If we use the exit poll data from 2004, and assume a 21% shift from Republicans to Democrats in each state with all else being equal, we get the following map.

In terms of electoral votes, that's a 398-140 victory for the Democratic candidate.
Taking a closer look at the margins, we get this map.

This is the same color scheme as the other maps above. As you can see, only in Utah do Republicans manage a victory with more than 60% of the vote. The battlefield is pushed south and west. With the shift in rural votes turning Arkansas and West Virginia, deep blue, and making Democrats competitive in Virginia and the Carolinas. Now the truth is probably more complex than a 31% across the board shift, with gains being concentrated in the Great Lakes region, and to a lesser extent in the upper south, and on the Great Plains.
The point is that if a Democrat contests the rural vote, they greatly expand the number of states they can compete in.

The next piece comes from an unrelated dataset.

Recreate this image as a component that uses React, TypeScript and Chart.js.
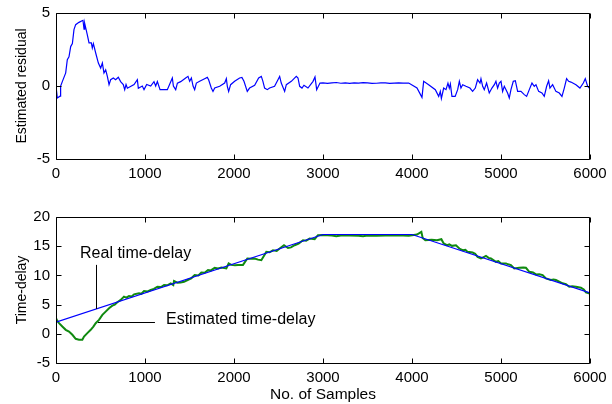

And this in turn makes them much more electable. And the key to winning over the rural vote is economic populism, and not being afraid to talk about inequality while at the same time recognizing that inequality and poverty are as serious if not more serious in rural areas as in cities. It's when Democrats succumb to identity politics, and write off rural areas because poor whites live there that they lose.

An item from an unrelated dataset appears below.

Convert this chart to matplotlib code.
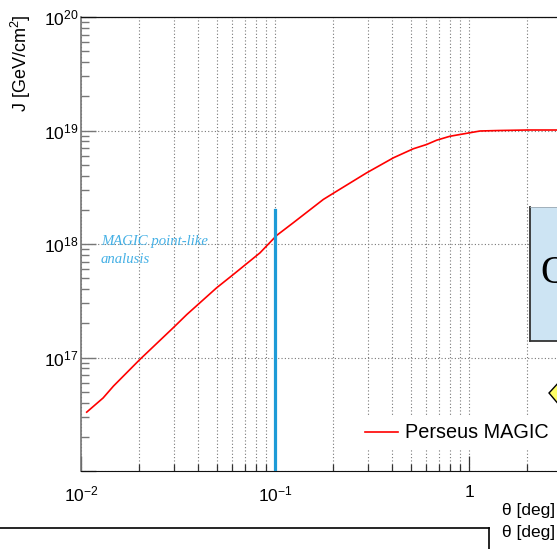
import matplotlib
matplotlib.use("Agg")
import matplotlib.pyplot as plt
from matplotlib.ticker import FixedLocator, NullFormatter, LogLocator, FixedFormatter
from matplotlib.patches import Rectangle, Polygon
from matplotlib.lines import Line2D

plt.rcParams['font.family'] = ['Liberation Sans', 'DejaVu Sans']
plt.rcParams['mathtext.fontset'] = 'custom'
plt.rcParams['mathtext.rm'] = 'Liberation Sans'
plt.rcParams['mathtext.it'] = 'Liberation Sans:italic'
plt.rcParams['mathtext.default'] = 'regular'

# ---- data ----
theta = [0.0107, 0.0130, 0.0147, 0.0201, 0.0299, 0.0351, 0.0500, 0.0610, 0.0837,
         0.1020, 0.1243, 0.1775, 0.208, 0.297, 0.408, 0.516, 0.605, 0.682, 0.798,
         1.01, 1.14, 1.43, 2.0, 3.0, 5.0, 10.0]
J = [3.3e16, 4.4e16, 5.6e16, 9.6e16, 1.83e17, 2.39e17, 4.11e17, 5.39e17, 8.36e17,
     1.19e18, 1.54e18, 2.47e18, 2.92e18, 4.24e18, 5.75e18, 6.90e18, 7.53e18, 8.22e18,
     8.9e18, 9.55e18, 9.9e18, 1.0e19, 1.01e19, 1.01e19, 1.01e19, 1.01e19]
series_label = "Perseus MAGIC"
magic_theta = 0.1
magic_J = [1e16, 2e18]
magic_note = "MAGIC point-like\nanalusis"
x_ticks = [0.01, 0.1, 1]
x_ticklabels = ['$10^{-2}$', '$10^{-1}$', '1']
y_ticks = [1e16, 1e17, 1e18, 1e19, 1e20]
y_ticklabels = ['', '$10^{17}$', '$10^{18}$', '$10^{19}$', '$10^{20}$']

W, H = 557, 549
fig = plt.figure(figsize=(W / 100, H / 100), dpi=100)
def fx(px): return px / W
def fy(py): return 1 - py / H

ax = fig.add_axes([fx(81), fy(471), 582 / W, 454 / H])
ax.set_xscale('log')
ax.set_yscale('log')
ax.set_xlim(0.01, 10)
ax.set_ylim(1e16, 1e20)

ax.xaxis.set_major_locator(FixedLocator(x_ticks))
ax.xaxis.set_major_formatter(FixedFormatter(x_ticklabels))
ax.xaxis.set_minor_locator(LogLocator(base=10, subs=[2, 3, 4, 5, 6, 7, 8, 9], numticks=20))
ax.xaxis.set_minor_formatter(NullFormatter())
ax.yaxis.set_major_locator(FixedLocator(y_ticks))
ax.yaxis.set_major_formatter(FixedFormatter(y_ticklabels))
ax.yaxis.set_minor_locator(LogLocator(base=10, subs=[2, 3, 4, 5, 6, 7, 8, 9], numticks=20))
ax.yaxis.set_minor_formatter(NullFormatter())

gkw = dict(color='#777777', linestyle=(0, (1, 2)), linewidth=0.8)
ax.grid(True, which='both', axis='x', **gkw)
ax.grid(True, which='major', axis='y', **gkw)

ax.tick_params(axis='both', which='both', direction='in', top=False, right=False)
ax.tick_params(axis='x', which='major', length=10.5, width=0.9, color='#333333', labelsize=12.5, pad=10)
ax.tick_params(axis='x', which='minor', length=5, width=0.9, color='#333333')
ax.tick_params(axis='y', which='major', length=11, width=1.0, color='#777777', labelsize=12.5, pad=2)
ax.tick_params(axis='y', which='minor', length=6, width=1.0, color='#777777')

ax.spines['left'].set_color('#777777')
ax.spines['left'].set_linewidth(1.2)
ax.spines['bottom'].set_color('#111111')
ax.spines['top'].set_color('#111111')
ax.spines['top'].set_linewidth(0.9)

ax.plot(theta, J, color='#ff0000', linewidth=1.2, label=series_label, zorder=3)
ax.plot([magic_theta, magic_theta], magic_J, color='#1e9bd7', linewidth=2.3, zorder=4)

ax.text(0.01263, 8.8e17, magic_note, fontfamily='Liberation Serif',
        style='italic', fontsize=10.6, color='#45b0e5', ha='left', va='center',
        linespacing=1.55)

leg = ax.legend(loc='center left', bbox_to_anchor=(fx(358), fy(433)),
                bbox_transform=fig.transFigure, frameon=True, fancybox=False,
                framealpha=1, edgecolor='none', facecolor='white', fontsize=14.3,
                handlelength=1.65, handletextpad=0.35, borderpad=0.35, borderaxespad=0)

fig.text(fx(21), fy(15), "J [GeV/cm$^{2}$]", rotation=90, ha='center', va='top', fontsize=13)
fig.text(fx(555), fy(510), "θ [deg]", ha='right', va='center', fontsize=12.5)
fig.text(fx(555), fy(532), "θ [deg]", ha='right', va='center', fontsize=12.5)

# lower panel border (partially visible)
fig.add_artist(Line2D([0, fx(489)], [fy(528), fy(528)], color='black', linewidth=1.2))
fig.add_artist(Line2D([fx(489), fx(489)], [fy(528), fy(560)], color='black', linewidth=1.2))

# light-blue box with Q (cut at the right edge, as in the reference)
fig.add_artist(Rectangle((fx(530), fy(341)), 60 / W, 134 / H, transform=fig.transFigure,
                         facecolor='#cde4f3', edgecolor='none', zorder=5))
fig.add_artist(Line2D([fx(530), fx(530)], [fy(207), fy(341)], color='#333333', linewidth=1.3, zorder=6))
fig.add_artist(Line2D([fx(530), fx(600)], [fy(341), fy(341)], color='#333333', linewidth=1.3, zorder=6))
fig.add_artist(Line2D([fx(530), fx(600)], [fy(207), fy(207)], color='#9aa8b2', linewidth=0.6, zorder=6))
fig.text(fx(540), fy(283), "Q", fontfamily='Liberation Serif', fontsize=28, ha='left',
         va='baseline', color='black', zorder=7)

# yellow arrow (partially visible)
fig.add_artist(Polygon([(fx(549), fy(393)), (fx(560), fy(381)), (fx(570), fy(381)),
                        (fx(570), fy(408)), (fx(560), fy(406))], closed=True,
                       transform=fig.transFigure, facecolor='#ffff66', edgecolor='black',
                       linewidth=1.0, zorder=6))

fig.savefig("out.png", dpi=100)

2008 can't be about the messenger. Identity politics have had their day, and they've lost. The time has come to return the party to the populism of FDR and Truman, and to reclaim the nation's politics from elites who only want to talk about themselves. Economic populism is the answer.
And John Edwards is the only candidate selling populism. I'm convinced that his recent move away from talking inequality, to talk about Iraq instead made him a weaker candidate. Because he was trying to compete with the same suburban strategy that never works. Now, John Edwards is back on the trail talking about poverty and inequality. I just hope he sticks to it, because that's the ticket to winning the rural vote, and taking the White House in 2008.